_Records with drawing code_.
..............................

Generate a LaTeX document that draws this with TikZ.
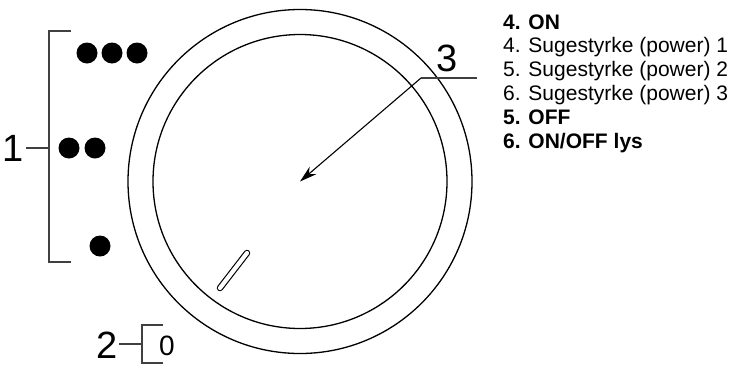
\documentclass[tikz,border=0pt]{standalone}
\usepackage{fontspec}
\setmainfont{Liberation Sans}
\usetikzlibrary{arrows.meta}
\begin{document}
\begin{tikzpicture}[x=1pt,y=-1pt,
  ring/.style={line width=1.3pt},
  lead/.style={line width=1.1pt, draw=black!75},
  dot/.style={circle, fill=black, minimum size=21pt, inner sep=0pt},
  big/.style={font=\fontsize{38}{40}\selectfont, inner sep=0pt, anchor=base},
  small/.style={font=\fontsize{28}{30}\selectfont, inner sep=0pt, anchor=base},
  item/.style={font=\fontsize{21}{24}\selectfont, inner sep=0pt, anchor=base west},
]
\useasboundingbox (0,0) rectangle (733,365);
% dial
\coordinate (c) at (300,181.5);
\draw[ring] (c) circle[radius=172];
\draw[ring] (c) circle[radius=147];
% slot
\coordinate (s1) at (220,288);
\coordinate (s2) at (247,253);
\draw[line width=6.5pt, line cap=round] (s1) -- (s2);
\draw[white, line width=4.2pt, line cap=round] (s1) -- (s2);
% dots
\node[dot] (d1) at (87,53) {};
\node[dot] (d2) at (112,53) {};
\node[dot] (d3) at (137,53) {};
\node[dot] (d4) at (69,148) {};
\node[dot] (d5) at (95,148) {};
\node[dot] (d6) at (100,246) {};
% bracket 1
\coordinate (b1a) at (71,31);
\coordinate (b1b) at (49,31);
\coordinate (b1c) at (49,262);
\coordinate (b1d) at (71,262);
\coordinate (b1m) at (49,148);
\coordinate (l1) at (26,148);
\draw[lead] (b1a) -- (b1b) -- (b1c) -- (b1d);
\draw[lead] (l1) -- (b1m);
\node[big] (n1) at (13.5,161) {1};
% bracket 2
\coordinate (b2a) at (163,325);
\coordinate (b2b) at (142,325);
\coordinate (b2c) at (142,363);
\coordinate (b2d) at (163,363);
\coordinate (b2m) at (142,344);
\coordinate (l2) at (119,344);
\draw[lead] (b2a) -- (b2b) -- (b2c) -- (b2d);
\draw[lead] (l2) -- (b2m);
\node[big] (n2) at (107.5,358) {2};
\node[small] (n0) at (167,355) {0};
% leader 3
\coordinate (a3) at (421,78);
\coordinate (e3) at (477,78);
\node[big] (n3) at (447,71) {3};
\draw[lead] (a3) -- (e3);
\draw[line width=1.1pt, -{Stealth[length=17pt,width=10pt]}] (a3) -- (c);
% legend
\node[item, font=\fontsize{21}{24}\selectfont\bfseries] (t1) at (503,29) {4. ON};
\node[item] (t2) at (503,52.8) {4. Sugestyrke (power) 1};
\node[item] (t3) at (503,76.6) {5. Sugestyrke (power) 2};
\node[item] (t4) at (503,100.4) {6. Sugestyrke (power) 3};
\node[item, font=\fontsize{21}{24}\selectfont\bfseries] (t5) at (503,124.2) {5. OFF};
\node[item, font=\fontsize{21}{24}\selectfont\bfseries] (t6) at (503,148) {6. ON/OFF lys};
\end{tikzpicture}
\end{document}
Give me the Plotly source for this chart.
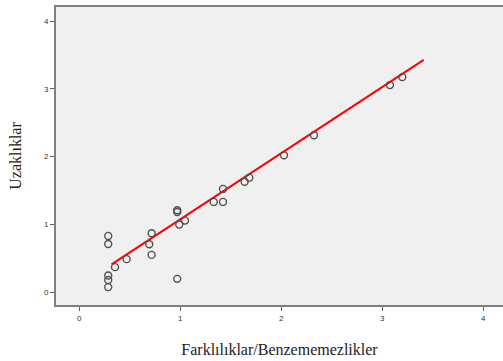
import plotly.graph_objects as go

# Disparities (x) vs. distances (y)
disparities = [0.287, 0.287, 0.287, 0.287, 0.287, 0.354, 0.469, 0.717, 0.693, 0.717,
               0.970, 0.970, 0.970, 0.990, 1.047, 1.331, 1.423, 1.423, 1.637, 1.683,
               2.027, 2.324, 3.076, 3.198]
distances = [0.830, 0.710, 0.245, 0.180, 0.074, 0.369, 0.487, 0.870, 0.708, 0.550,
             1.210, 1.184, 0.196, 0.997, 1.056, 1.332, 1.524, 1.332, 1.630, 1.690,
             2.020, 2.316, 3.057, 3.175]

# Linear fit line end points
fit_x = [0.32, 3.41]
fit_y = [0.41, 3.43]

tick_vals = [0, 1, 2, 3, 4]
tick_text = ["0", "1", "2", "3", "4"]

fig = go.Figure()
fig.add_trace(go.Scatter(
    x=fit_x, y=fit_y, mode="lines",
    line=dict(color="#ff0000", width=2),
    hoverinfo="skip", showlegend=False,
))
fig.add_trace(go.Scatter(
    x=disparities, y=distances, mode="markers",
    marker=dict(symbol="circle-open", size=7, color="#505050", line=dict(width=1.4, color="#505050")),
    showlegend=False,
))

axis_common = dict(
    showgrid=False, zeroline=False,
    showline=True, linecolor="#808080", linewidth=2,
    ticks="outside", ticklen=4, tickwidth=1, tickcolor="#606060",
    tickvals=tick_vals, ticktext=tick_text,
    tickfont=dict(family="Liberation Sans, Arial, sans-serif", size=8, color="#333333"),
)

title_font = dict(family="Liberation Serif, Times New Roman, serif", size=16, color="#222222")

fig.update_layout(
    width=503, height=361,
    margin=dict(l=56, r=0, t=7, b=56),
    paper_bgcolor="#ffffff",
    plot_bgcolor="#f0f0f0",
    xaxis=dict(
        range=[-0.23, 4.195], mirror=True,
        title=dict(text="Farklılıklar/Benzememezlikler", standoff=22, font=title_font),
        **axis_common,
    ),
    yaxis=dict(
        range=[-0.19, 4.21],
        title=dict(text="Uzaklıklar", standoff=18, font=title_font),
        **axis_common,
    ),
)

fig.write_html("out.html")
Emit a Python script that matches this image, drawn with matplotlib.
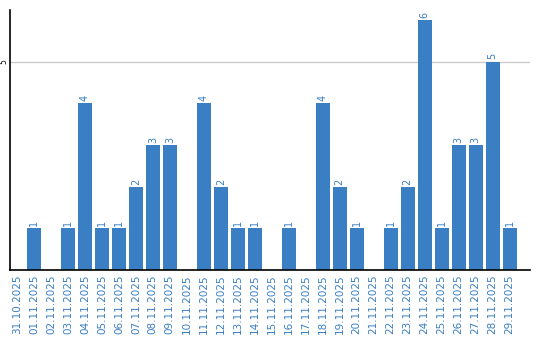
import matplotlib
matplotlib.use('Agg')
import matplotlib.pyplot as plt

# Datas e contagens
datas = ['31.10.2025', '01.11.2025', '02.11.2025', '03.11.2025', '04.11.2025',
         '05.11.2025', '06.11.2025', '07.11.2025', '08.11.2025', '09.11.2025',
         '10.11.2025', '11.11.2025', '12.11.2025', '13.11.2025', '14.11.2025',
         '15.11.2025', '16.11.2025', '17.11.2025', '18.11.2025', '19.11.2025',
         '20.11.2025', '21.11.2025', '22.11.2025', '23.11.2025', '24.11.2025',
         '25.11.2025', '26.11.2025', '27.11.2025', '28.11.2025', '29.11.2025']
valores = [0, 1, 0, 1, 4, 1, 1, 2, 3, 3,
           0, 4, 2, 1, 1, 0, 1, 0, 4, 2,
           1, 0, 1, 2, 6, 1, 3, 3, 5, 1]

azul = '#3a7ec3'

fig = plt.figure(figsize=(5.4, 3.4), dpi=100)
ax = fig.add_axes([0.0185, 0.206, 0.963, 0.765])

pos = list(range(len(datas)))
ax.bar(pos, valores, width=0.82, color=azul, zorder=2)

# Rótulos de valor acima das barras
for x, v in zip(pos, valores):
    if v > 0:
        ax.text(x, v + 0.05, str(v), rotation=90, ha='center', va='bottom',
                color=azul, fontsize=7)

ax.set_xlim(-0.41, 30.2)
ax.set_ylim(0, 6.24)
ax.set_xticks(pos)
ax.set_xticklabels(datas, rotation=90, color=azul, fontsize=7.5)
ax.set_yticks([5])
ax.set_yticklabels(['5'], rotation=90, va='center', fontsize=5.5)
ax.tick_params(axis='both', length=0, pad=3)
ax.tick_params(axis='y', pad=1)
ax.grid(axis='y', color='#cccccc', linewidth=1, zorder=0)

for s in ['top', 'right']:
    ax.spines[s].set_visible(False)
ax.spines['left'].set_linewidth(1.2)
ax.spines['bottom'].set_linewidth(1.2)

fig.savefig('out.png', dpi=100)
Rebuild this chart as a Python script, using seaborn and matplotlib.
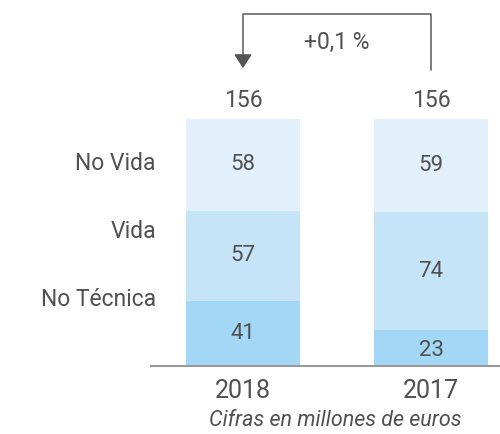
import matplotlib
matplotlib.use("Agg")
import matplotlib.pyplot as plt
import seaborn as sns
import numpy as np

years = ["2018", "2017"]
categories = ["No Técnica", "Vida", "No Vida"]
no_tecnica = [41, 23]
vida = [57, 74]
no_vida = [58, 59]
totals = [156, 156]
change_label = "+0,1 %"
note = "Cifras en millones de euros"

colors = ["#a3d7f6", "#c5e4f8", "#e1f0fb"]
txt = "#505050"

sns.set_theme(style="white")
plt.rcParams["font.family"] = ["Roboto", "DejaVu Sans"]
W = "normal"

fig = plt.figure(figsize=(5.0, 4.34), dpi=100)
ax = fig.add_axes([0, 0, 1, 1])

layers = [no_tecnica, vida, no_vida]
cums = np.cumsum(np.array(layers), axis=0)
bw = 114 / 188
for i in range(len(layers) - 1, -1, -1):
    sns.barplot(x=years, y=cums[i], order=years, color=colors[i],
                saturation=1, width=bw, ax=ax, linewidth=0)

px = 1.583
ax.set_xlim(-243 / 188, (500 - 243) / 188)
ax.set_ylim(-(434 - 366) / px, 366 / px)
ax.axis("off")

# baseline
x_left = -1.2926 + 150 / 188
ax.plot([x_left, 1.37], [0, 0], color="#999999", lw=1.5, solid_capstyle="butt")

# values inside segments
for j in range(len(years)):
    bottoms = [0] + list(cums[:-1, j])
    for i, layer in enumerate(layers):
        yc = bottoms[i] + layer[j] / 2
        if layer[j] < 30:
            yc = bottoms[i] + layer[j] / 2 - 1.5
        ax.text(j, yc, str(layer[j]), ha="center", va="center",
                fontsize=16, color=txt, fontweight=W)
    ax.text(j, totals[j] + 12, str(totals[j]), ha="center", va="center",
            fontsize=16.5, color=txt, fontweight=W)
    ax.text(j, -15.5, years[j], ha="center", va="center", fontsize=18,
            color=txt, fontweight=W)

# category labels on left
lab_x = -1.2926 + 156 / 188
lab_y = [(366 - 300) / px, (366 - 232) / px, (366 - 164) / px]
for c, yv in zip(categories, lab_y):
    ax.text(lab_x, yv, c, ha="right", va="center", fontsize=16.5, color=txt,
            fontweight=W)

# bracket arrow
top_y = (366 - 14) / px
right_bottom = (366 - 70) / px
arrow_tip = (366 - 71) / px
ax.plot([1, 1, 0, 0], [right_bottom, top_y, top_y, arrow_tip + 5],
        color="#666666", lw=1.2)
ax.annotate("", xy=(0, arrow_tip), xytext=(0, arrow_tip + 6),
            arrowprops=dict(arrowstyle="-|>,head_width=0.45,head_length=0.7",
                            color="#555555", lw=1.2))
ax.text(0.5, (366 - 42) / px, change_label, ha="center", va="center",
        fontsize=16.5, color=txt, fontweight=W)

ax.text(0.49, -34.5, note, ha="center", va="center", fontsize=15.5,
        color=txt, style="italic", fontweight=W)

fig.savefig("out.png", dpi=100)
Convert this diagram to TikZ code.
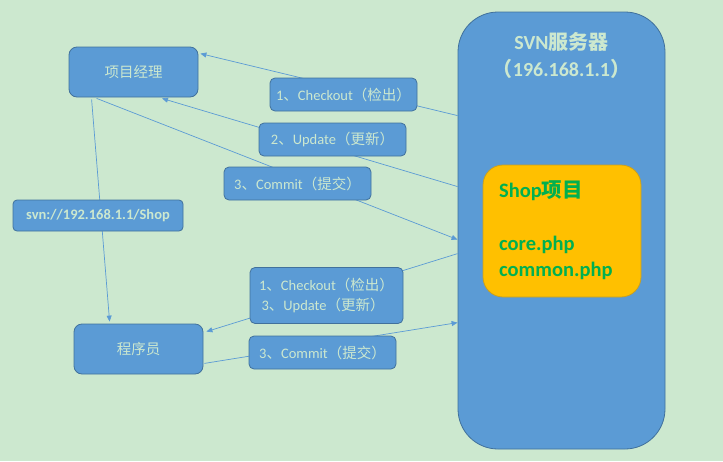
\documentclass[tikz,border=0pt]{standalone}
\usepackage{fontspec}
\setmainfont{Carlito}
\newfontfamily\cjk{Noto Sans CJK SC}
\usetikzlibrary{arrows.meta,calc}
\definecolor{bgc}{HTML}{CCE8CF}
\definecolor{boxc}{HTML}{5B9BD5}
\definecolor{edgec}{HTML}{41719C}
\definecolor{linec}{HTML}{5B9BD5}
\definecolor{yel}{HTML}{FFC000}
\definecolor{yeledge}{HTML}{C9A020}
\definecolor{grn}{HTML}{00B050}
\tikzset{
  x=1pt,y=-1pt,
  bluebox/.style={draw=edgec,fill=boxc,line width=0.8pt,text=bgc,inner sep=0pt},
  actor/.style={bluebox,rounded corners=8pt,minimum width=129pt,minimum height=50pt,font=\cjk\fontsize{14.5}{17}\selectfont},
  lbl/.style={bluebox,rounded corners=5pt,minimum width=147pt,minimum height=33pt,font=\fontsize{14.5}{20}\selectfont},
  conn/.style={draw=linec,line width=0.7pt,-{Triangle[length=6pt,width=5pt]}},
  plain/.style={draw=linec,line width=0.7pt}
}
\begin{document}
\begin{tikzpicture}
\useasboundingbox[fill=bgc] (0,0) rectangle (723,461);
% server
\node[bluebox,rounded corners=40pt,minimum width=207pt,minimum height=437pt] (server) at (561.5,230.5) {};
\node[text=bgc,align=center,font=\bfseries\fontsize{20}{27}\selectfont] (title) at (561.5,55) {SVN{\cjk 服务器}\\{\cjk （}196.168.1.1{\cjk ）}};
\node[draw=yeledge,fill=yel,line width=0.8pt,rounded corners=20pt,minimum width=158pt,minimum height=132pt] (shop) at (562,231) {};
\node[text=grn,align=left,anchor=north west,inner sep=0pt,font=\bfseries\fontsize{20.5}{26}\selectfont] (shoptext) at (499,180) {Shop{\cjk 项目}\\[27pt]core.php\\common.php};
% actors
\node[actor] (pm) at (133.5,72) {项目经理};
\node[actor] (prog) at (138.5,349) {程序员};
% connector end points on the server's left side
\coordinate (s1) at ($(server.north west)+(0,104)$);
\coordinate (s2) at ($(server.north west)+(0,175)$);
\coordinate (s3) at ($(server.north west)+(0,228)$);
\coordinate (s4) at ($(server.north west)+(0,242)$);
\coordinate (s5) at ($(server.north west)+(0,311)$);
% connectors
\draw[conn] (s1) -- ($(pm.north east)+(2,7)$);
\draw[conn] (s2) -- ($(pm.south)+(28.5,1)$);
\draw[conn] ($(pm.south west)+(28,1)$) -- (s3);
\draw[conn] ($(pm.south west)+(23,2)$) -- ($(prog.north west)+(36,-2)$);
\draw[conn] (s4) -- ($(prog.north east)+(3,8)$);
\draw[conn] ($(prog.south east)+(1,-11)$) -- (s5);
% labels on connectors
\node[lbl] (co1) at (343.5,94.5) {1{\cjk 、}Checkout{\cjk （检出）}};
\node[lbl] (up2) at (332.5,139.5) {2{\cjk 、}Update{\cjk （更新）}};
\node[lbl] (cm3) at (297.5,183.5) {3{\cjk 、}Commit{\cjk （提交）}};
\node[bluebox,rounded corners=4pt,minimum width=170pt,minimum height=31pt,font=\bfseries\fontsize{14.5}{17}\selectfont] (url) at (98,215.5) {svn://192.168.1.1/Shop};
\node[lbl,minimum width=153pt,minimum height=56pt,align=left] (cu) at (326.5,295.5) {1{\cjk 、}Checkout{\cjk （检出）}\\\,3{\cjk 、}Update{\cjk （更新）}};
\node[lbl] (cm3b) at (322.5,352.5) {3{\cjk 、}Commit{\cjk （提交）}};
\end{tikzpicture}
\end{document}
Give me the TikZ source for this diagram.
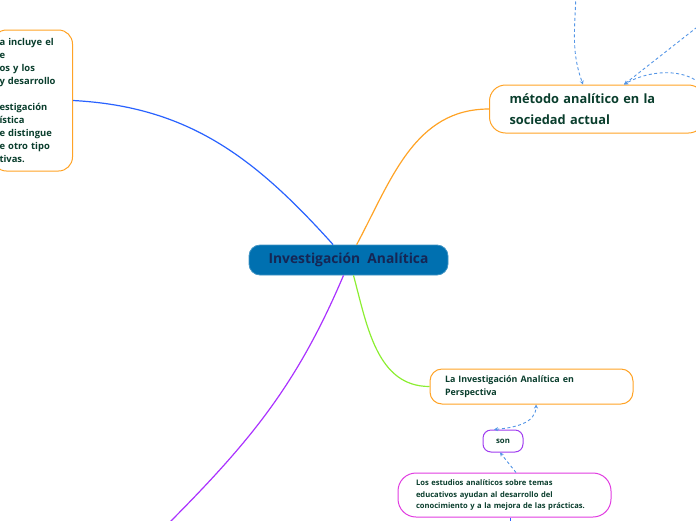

..............................

_Work to complete_. Everything above from the line with "Emit a Python" through the line with "ax = fig.add_axes([0.0185, 0.206, 0.963, 0.765])" should be retyped exactly, and nothing else; omit pictures.

_Response_.
Emit a Python script that matches this image, drawn with matplotlib.
import matplotlib
matplotlib.use('Agg')
import matplotlib.pyplot as plt

# Datas e contagens
datas = ['31.10.2025', '01.11.2025', '02.11.2025', '03.11.2025', '04.11.2025',
         '05.11.2025', '06.11.2025', '07.11.2025', '08.11.2025', '09.11.2025',
         '10.11.2025', '11.11.2025', '12.11.2025', '13.11.2025', '14.11.2025',
         '15.11.2025', '16.11.2025', '17.11.2025', '18.11.2025', '19.11.2025',
         '20.11.2025', '21.11.2025', '22.11.2025', '23.11.2025', '24.11.2025',
         '25.11.2025', '26.11.2025', '27.11.2025', '28.11.2025', '29.11.2025']
valores = [0, 1, 0, 1, 4, 1, 1, 2, 3, 3,
           0, 4, 2, 1, 1, 0, 1, 0, 4, 2,
           1, 0, 1, 2, 6, 1, 3, 3, 5, 1]

azul = '#3a7ec3'

fig = plt.figure(figsize=(5.4, 3.4), dpi=100)
ax = fig.add_axes([0.0185, 0.206, 0.963, 0.765])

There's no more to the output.